Understood. But the money transfer part of it is the fastest part of it.

The title company has to go through the whole thing well in advance of the money being deposited into escrow. Once the contract is signed and the title company hired (whether by the buyer/borrower or the mortgage company) the title company needs to start doing their title searches and making sure they have a handle on any and all liens connected to this property. Meanwhile, the mortgage company, if any, is doing their own due diligence on the buyer/borrower’s income and debts and bank transactions etc. Once they’re all ready to close, the actual transaction takes place, with the buyer or mortgage company transferring money to the title company, them using some of it to pay off any liens and giving the rest to the seller, as well as issuing a title policy and recording the sale with the county authorities.

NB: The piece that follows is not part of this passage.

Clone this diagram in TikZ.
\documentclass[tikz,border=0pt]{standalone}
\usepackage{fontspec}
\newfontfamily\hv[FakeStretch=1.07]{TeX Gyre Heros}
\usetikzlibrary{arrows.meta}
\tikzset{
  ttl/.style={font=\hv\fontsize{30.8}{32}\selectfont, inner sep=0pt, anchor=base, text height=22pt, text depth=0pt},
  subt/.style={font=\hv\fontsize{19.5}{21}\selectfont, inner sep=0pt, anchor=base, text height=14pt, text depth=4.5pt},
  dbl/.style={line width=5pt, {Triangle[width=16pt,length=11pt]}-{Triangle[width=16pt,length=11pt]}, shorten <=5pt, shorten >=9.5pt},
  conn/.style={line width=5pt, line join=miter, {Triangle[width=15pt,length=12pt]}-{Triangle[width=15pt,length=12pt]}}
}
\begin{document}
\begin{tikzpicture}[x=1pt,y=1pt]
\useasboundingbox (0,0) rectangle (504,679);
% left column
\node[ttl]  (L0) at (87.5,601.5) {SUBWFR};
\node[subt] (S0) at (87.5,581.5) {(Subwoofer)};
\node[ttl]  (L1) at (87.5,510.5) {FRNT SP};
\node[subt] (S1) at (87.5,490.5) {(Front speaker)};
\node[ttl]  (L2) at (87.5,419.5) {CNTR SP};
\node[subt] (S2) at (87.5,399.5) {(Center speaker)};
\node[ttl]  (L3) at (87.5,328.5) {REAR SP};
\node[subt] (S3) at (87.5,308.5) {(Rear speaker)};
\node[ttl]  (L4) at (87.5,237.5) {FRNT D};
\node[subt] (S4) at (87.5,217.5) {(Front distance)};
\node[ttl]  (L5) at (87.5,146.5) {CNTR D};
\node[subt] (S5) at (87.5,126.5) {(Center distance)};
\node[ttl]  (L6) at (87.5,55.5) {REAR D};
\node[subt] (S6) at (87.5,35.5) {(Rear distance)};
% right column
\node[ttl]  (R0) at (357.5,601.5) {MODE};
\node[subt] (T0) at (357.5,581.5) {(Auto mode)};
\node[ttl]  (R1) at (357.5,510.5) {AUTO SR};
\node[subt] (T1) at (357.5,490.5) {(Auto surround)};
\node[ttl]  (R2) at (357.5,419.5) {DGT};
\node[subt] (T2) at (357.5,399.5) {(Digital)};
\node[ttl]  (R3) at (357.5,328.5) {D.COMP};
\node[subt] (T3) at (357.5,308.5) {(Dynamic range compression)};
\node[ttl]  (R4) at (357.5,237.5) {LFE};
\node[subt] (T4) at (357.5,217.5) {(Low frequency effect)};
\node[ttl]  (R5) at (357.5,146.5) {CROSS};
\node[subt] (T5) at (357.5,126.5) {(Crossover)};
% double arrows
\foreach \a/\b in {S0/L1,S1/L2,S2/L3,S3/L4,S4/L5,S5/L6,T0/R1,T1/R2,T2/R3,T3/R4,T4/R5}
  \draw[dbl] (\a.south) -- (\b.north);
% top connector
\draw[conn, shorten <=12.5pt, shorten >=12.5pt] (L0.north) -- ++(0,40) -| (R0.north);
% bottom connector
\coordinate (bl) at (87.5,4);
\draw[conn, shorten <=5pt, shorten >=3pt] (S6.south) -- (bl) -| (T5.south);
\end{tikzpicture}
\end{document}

So what I’m speculating is that the money is not currently in escrow and that the title company and/or mortgage company (and/or lawyers) are still dotting their i’s and crossing their t’s, and when they’re all done then the actual transfer of property and cash will take place very quickly.

I could be wrong, of course. This is speculation, based on these types of processes that I’ve been involved in.

Again, consult a lawyer. The recording of liens in the county courthouse is a very important step that puts a third party on notice of your lien. Without that notice, a third party may take free of your lien.

See the above link, but call a lawyer in your jurisdiction. It will be well worth your money as even if you have screwed up until this point, recording your lien may still be effective. I am a lawyer, but not yours. I strongly advise you to get legal assistance.

I wouldn’t consult a lawyer just yet. In many (most?) counties you can simply check online to see if your lien has been recorded. Even if not, you can probably stop in at the county courthouse and check. Much cheaper than a lawyer.

I’m not making any money on this and I don’t care if another lawyer I don’t know makes any money off of it or not. The OP hasn’t stated the amount of money at stake, but if it is at least $5k, I would advise any of my family members to hire a lawyer. (Me in that instance, but you know what I mean)

Yes, you probably can do an online records check. When was the lien entered? Who drafted the lien? Was it notarized properly? Does it contain the correct language of conveyance?

Hell, I do DIY stuff. If I need a new electrical outlet in the bedroom, I drill the hole and run the wire. I think I can do it without burning down the house. However, if I burn down the house, I will kick myself and realize that I should have hired an electrician.

The choice is obviously the OP’s and my advice is to get the lawyer now.

ETA: I’m not giving a quote, but I couldn’t imagine that an attorney would charge more than $500 for this job. But again, all disclaimers apply.

Myself, I’m not even giving any advice. (And I certainly have no interest in how the OP spends his money.)

All I can say is that if it were me in that situation as described in the OP, I would not hire a lawyer for this.